Monday, August 10, 2009
Counting Trees in New Albin
(Can you tell work is slow this morning? I'm catching up on all the blogging I had been meaning to do for the past 3-4 weeks.)
A few weeks ago, I spotted a stranger in my lawn, staring at our trees and then making notes on a clipboard. I of course had to find out what on earth he was up to. Turns out that he was with the State of Iowa, which, in an uncharacteristic fit of proactivity, had decided to make a survey of all the trees within city limits of many, if not most or all, of Iowa's towns, so that they would have an idea what and how many trees are likely to need replacing in the next few years due to pests. We are facing an imminent invasion of gypsy moths and emerald ash borers in Iowa, and while the state is gearing up to fight them, it's also planning on contingencies like how to re-tree our state when the pests make their mark. For example, he was counting up ash, oak, maple, locust and other trees in New Albin so that the city would know that, say, 30% of the trees that it is responsible for are ashes that may need to be removed and replaced in the next 10 years. That's a totally made-up number, by the way. He pointed out that our big ol' ugly ash tree, which we already know is a problem because it's all tangled up with the power lines, is actually the city's tree, not ours, as it is on the verge between the street and our sidewalk. He said we should be happy about that one because it would be a very expensive removal.

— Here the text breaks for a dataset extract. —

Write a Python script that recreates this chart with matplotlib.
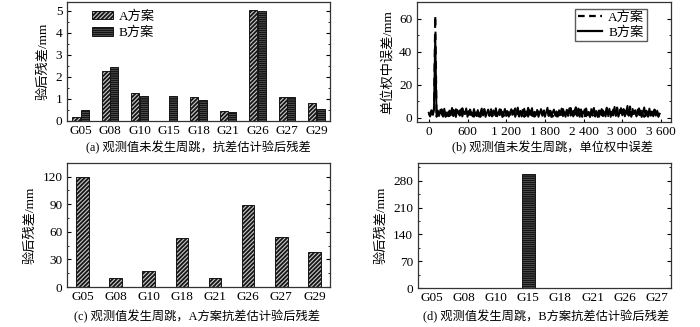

I walked around with him and talked about our trees for awhile. I pointed out our little red oak that my daughter brought home from school on Arbor Day five years ago. When it came to us it was about the size of a pencil. It's now probably 9-10 feet tall and very healthy. He complimented it. I like anybody who likes trees. :o) This was a very nice man.
He told me about how the DNR gets early warning that an area has been infested with emerald ash borers: They go to some place where there is a lot of public coming and going, like a state campground, and they find a young ash tree and girdle it in springtime. Basically they would throw this little tree into a state of stress. Emerald ash borers go straight for distressed, weakened trees and do their thing, so if there are any ash borers in the area, they will find this poor little tree. In fall, the tree would be cut down and checked to see if there were any signs of ash borers under the bark. If there aren't, then it's a safe bet that the area is clear, so far, of ash borers.
I got the man to pose for these pictures with Ugly Old Ash Tree when I told him I wanted to blog him. He said the more the word gets out, the better.